↓
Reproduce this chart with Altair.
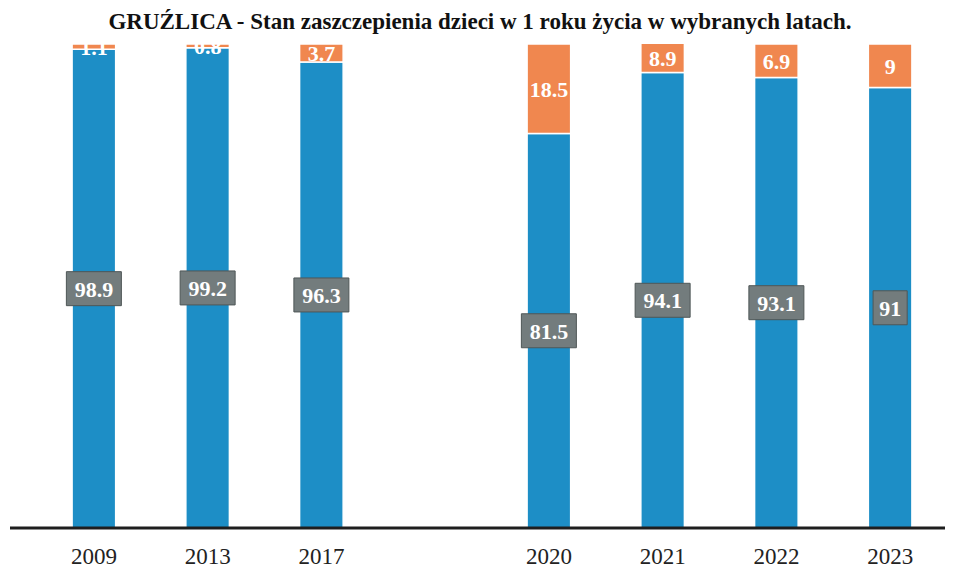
import altair as alt
import pandas as pd

years = ["2009", "2013", "2017", "gap", "2020", "2021", "2022", "2023"]
bar_years = ["2009", "2013", "2017", "2020", "2021", "2022", "2023"]
vaccinated = [98.9, 99.2, 96.3, 81.5, 94.1, 93.1, 91]
unvaccinated = [1.1, 0.8, 3.7, 18.5, 8.9, 6.9, 9]
title_text = "GRUŹLICA - Stan zaszczepienia dzieci w 1 roku życia w wybranych latach."

BLUE = "#1d8ec6"
ORANGE = "#f0874f"
BOX = "#737c7d"

rows = []
for y, a, b in zip(bar_years, vaccinated, unvaccinated):
    rows.append({"year": y, "series": "zaszczepieni", "value": a, "base": 0, "order": 0})
    rows.append({"year": y, "series": "niezaszczepieni", "value": b, "base": a, "order": 1})
df = pd.DataFrame(rows)

W, H = 910, 484

xscale = alt.Scale(domain=years, paddingInner=0.617, paddingOuter=0.3085)
yscale = alt.Scale(domain=[0, 100])

base = alt.Chart(df)

bars = base.mark_bar(stroke="white", strokeWidth=1.5, clip=True).encode(
    x=alt.X("year:N", scale=xscale,
            axis=alt.Axis(title=None, ticks=False, domain=False, labelAngle=0,
                          labelFont="Liberation Serif", labelFontSize=23,
                          labelColor="#222222", labelPadding=17,
                          labelExpr="datum.value == 'gap' ? '' : datum.value")),
    y=alt.Y("value:Q", stack="zero", scale=yscale, axis=None),
    color=alt.Color("series:N",
                    scale=alt.Scale(domain=["zaszczepieni", "niezaszczepieni"],
                                    range=[BLUE, ORANGE]),
                    legend=None),
    order=alt.Order("order:Q"),
)

wide = "M-1,-0.618H1V0.618H-1Z"
narrow = "M-0.62,-0.618H0.62V0.618H-0.62Z"

blue_df = df[df["series"] == "zaszczepieni"]
orange_df = df[df["series"] == "niezaszczepieni"]

boxes = alt.Chart(blue_df).transform_calculate(
    mid="datum.value / 2",
    kind="length(toString(datum.value)) > 2 ? 'wide' : 'narrow'",
).mark_point(filled=True, opacity=1, stroke="#4f5757", strokeWidth=1, size=3025).encode(
    x=alt.X("year:N", scale=xscale),
    y=alt.Y("mid:Q", scale=yscale),
    shape=alt.Shape("kind:N", scale=alt.Scale(domain=["wide", "narrow"], range=[wide, narrow]),
                    legend=None),
    color=alt.value(BOX),
)

blue_labels = alt.Chart(blue_df).transform_calculate(
    mid="datum.value / 2",
    label="toString(datum.value)",
).mark_text(font="Liberation Serif", fontSize=22, fontWeight="bold", color="white",
            baseline="middle", align="center", dy=1).encode(
    x=alt.X("year:N", scale=xscale),
    y=alt.Y("mid:Q", scale=yscale),
    text="label:N",
)

orange_labels = alt.Chart(orange_df).transform_calculate(
    mid="(datum.base + min(100, datum.base + datum.value)) / 2",
    label="toString(datum.value)",
).mark_text(font="Liberation Serif", fontSize=22, fontWeight="bold", color="white",
            baseline="middle", align="center", dy=1).encode(
    x=alt.X("year:N", scale=xscale),
    y=alt.Y("mid:Q", scale=yscale),
    text="label:N",
)

axis_line = alt.Chart(pd.DataFrame({"k": [0]})).mark_rule(color="#1e1e1e", strokeWidth=3).encode(
    x=alt.value(-27), x2=alt.value(908), y=alt.value(H)
)

title = alt.Chart(pd.DataFrame({"t": [title_text]})).mark_text(
    font="Liberation Serif", fontSize=23, fontWeight="bold", color="#111111",
    align="center", baseline="alphabetic"
).encode(x=alt.value(443), y=alt.value(-15), text="t:N")

chart = alt.layer(bars, boxes, blue_labels, orange_labels, axis_line, title).properties(
    width=W, height=H,
    autosize=alt.AutoSizeParams(type="none"),
    padding={"left": 29, "right": 6, "top": 36, "bottom": 46},
    background="white",
).configure_view(stroke=None)

chart.save("out.html", embed_options={"renderer": "svg", "actions": False})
↑
__What you are asked to do__
Transcribe the listing in full. Omit the pictures and keep every line exact.

__Correct result__
Reproduce this chart with Altair.
import altair as alt
import pandas as pd

years = ["2009", "2013", "2017", "gap", "2020", "2021", "2022", "2023"]
bar_years = ["2009", "2013", "2017", "2020", "2021", "2022", "2023"]
vaccinated = [98.9, 99.2, 96.3, 81.5, 94.1, 93.1, 91]
unvaccinated = [1.1, 0.8, 3.7, 18.5, 8.9, 6.9, 9]
title_text = "GRUŹLICA - Stan zaszczepienia dzieci w 1 roku życia w wybranych latach."

BLUE = "#1d8ec6"
ORANGE = "#f0874f"
BOX = "#737c7d"

rows = []
for y, a, b in zip(bar_years, vaccinated, unvaccinated):
    rows.append({"year": y, "series": "zaszczepieni", "value": a, "base": 0, "order": 0})
    rows.append({"year": y, "series": "niezaszczepieni", "value": b, "base": a, "order": 1})
df = pd.DataFrame(rows)

W, H = 910, 484

xscale = alt.Scale(domain=years, paddingInner=0.617, paddingOuter=0.3085)
yscale = alt.Scale(domain=[0, 100])

base = alt.Chart(df)

bars = base.mark_bar(stroke="white", strokeWidth=1.5, clip=True).encode(
    x=alt.X("year:N", scale=xscale,
            axis=alt.Axis(title=None, ticks=False, domain=False, labelAngle=0,
                          labelFont="Liberation Serif", labelFontSize=23,
                          labelColor="#222222", labelPadding=17,
                          labelExpr="datum.value == 'gap' ? '' : datum.value")),
    y=alt.Y("value:Q", stack="zero", scale=yscale, axis=None),
    color=alt.Color("series:N",
                    scale=alt.Scale(domain=["zaszczepieni", "niezaszczepieni"],
                                    range=[BLUE, ORANGE]),
                    legend=None),
    order=alt.Order("order:Q"),
)

wide = "M-1,-0.618H1V0.618H-1Z"
narrow = "M-0.62,-0.618H0.62V0.618H-0.62Z"

blue_df = df[df["series"] == "zaszczepieni"]
orange_df = df[df["series"] == "niezaszczepieni"]

boxes = alt.Chart(blue_df).transform_calculate(
    mid="datum.value / 2",
    kind="length(toString(datum.value)) > 2 ? 'wide' : 'narrow'",
).mark_point(filled=True, opacity=1, stroke="#4f5757", strokeWidth=1, size=3025).encode(
    x=alt.X("year:N", scale=xscale),
    y=alt.Y("mid:Q", scale=yscale),
    shape=alt.Shape("kind:N", scale=alt.Scale(domain=["wide", "narrow"], range=[wide, narrow]),
                    legend=None),
    color=alt.value(BOX),
)

blue_labels = alt.Chart(blue_df).transform_calculate(
    mid="datum.value / 2",
    label="toString(datum.value)",
).mark_text(font="Liberation Serif", fontSize=22, fontWeight="bold", color="white",
            baseline="middle", align="center", dy=1).encode(
    x=alt.X("year:N", scale=xscale),
    y=alt.Y("mid:Q", scale=yscale),
    text="label:N",
)

orange_labels = alt.Chart(orange_df).transform_calculate(
    mid="(datum.base + min(100, datum.base + datum.value)) / 2",
    label="toString(datum.value)",
).mark_text(font="Liberation Serif", fontSize=22, fontWeight="bold", color="white",
            baseline="middle", align="center", dy=1).encode(
    x=alt.X("year:N", scale=xscale),
    y=alt.Y("mid:Q", scale=yscale),
    text="label:N",
)

axis_line = alt.Chart(pd.DataFrame({"k": [0]})).mark_rule(color="#1e1e1e", strokeWidth=3).encode(
    x=alt.value(-27), x2=alt.value(908), y=alt.value(H)
)

title = alt.Chart(pd.DataFrame({"t": [title_text]})).mark_text(
    font="Liberation Serif", fontSize=23, fontWeight="bold", color="#111111",
    align="center", baseline="alphabetic"
).encode(x=alt.value(443), y=alt.value(-15), text="t:N")

chart = alt.layer(bars, boxes, blue_labels, orange_labels, axis_line, title).properties(
    width=W, height=H,
    autosize=alt.AutoSizeParams(type="none"),
    padding={"left": 29, "right": 6, "top": 36, "bottom": 46},
    background="white",
).configure_view(stroke=None)

chart.save("out.html", embed_options={"renderer": "svg", "actions": False})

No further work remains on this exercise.